The long-term effectiveness of osseointegrated implants is heavily dependent on the short-term stability, primarily achieved immediately after surgery through a mechanical connection between the bone and the implant. The most common implant designs nowadays are straight and rely on screw or press-fit fixtures. Despite the promising results achieved by current transfemoral implants, the incidence of early failures and complications is still high. Starting from the hypothesis that a patient-specific approach could lead to better primary stability immediately post-surgery, this study aims to investigate the effect of implant design on primary stability. This was performed by analyzing two patient-specific implants, customized according to the medullary canal morphology, and a simple straight implant as the reference standard. To quantitatively assess the primary stability, a comparative computational analysis was conducted to examine the effective contact area, the relative micromotion, and the stress distribution at the interface between the bone and the implant stem during a static load-bearing exercise.
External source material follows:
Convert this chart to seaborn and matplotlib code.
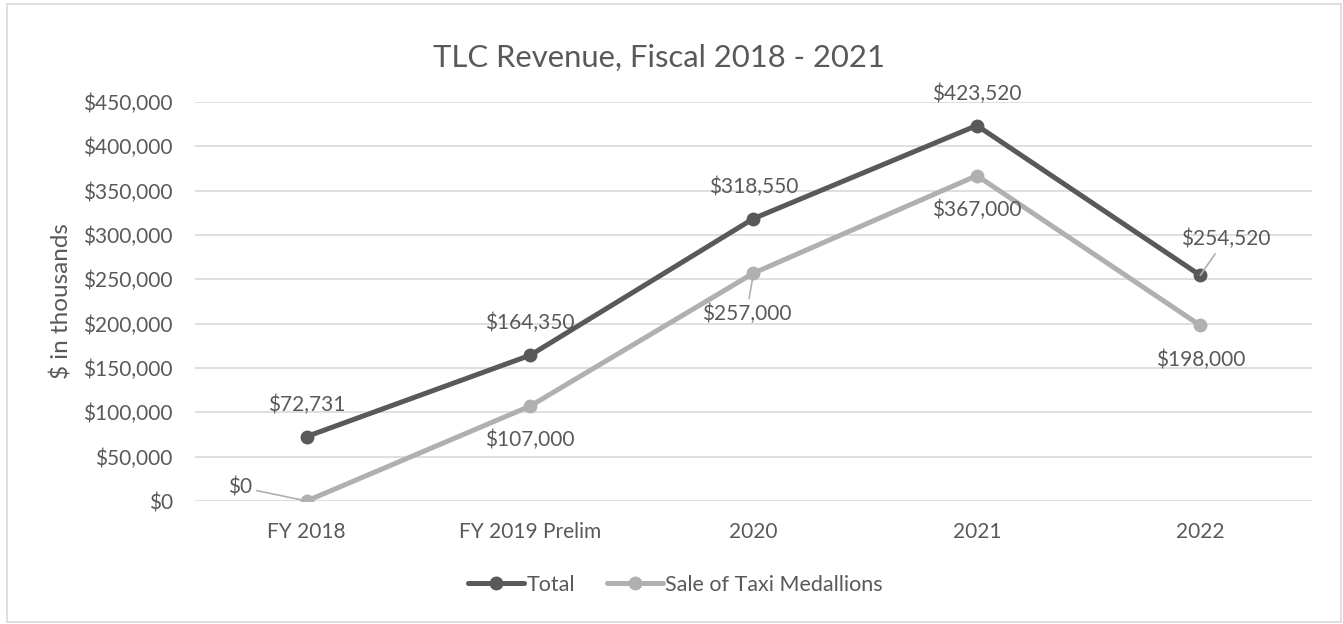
import matplotlib
matplotlib.use("Agg")
import matplotlib.pyplot as plt
from matplotlib.lines import Line2D
from matplotlib.patches import Rectangle
import pandas as pd
import seaborn as sns

# ─── DATA ────────────────────────────────────────────────────────────────────
YEARS      = ["FY 2018", "FY 2019 Prelim", "2020", "2021", "2022"]
TOTAL      = [72731, 164350, 318550, 423520, 254520]
MEDALLIONS = [0, 107000, 257000, 367000, 198000]
SERIES     = ["Total", "Sale of Taxi Medallions"]

# ─── STYLE ───────────────────────────────────────────────────────────────────
DARK  = "#595959"
LIGHT = "#B0B0B0"
GRID  = "#D9D9D9"
TEXT  = "#595959"
FS    = 15

# label offsets in points (dx, dy) and whether a leader line is drawn
TOTAL_OFFS = [(0, 23), (0, 23), (0, 23), (0, 23), (18, 26)]
TOTAL_LEAD = [False, False, False, False, True]
MED_OFFS   = [(-48, 10), (0, -24), (-5, -29), (0, -25), (0, -25)]
MED_LEAD   = [True, False, True, False, False]

sns.set_theme(style="white")
plt.rcParams["font.family"] = ["Lato", "DejaVu Sans"]

df = pd.DataFrame({
    "year": YEARS * 2,
    "value": TOTAL + MEDALLIONS,
    "series": [SERIES[0]] * len(YEARS) + [SERIES[1]] * len(YEARS),
})

fig = plt.figure(figsize=(13.43, 6.24), dpi=100)
ax = fig.add_axes([0.1452, 0.1971, 0.8317, 0.6394])

sns.lineplot(data=df, x="year", y="value", hue="series", palette=[DARK, LIGHT],
             marker="o", markersize=10, markeredgewidth=0, linewidth=3.6,
             sort=False, legend=False, ax=ax)

ax.set_xlim(-0.5, len(YEARS) - 0.5)
ax.set_ylim(0, 450000)
ax.set_yticks(range(0, 450001, 50000))
ax.set_yticklabels([f"${v:,.0f}" for v in range(0, 450001, 50000)])
ax.grid(axis="y", color=GRID, linewidth=1.2)
ax.set_axisbelow(True)
for s in ax.spines.values():
    s.set_visible(False)
ax.tick_params(axis="both", length=0, labelsize=FS, colors=TEXT)
ax.tick_params(axis="y", pad=16)
ax.tick_params(axis="x", pad=15)
ax.set_xlabel("")
ax.set_ylabel("$ in thousands", fontsize=17.5, color=TEXT, labelpad=8)

# data labels
for vals, offs, leads, col in [(TOTAL, TOTAL_OFFS, TOTAL_LEAD, DARK),
                               (MEDALLIONS, MED_OFFS, MED_LEAD, LIGHT)]:
    for i, (v, (dx, dy), lead) in enumerate(zip(vals, offs, leads)):
        kw = {}
        if lead:
            kw["arrowprops"] = dict(arrowstyle="-", color=LIGHT, lw=1.2,
                                    shrinkA=1, shrinkB=0)
        ax.annotate(f"${v:,.0f}", xy=(i, v), xytext=(dx, dy),
                    textcoords="offset points", ha="center", va="center",
                    fontsize=FS, color=TEXT, **kw)

fig.suptitle("TLC Revenue, Fiscal 2018 - 2021", x=0.491, y=0.93,
             fontsize=22.3, color=TEXT)

handles = [Line2D([], [], color=c, marker="o", markersize=10, linewidth=3.6,
                  markeredgewidth=0) for c in (DARK, LIGHT)]
fig.legend(handles, SERIES, loc="center", bbox_to_anchor=(0.503, 0.0625),
           ncol=2, frameon=False, fontsize=15.5, labelcolor=TEXT,
           handlelength=2.6, handletextpad=0.1, columnspacing=1.5)

fig.patches.append(Rectangle((7 / 1343, 2 / 624), 1334 / 1343, 618 / 624,
                             transform=fig.transFigure, fill=False,
                             edgecolor=GRID, linewidth=1.2))

fig.savefig("out.png", dpi=100)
The results showed that implants that follow the curvature of the residual femur provide lower micromotion values and a wider contact area, with a reduction of up to 30.4% and an increase of 10.8%, respectively, compared to the straight design, leading to a more homogeneous load distribution. Patient-specific prosthetic implants allow a more homogenous contact distribution that could lead to higher primary stability by reducing micromotion at the bone-implant interface concerning the straight profile, lowering the risk of loosening related to the short-term stability.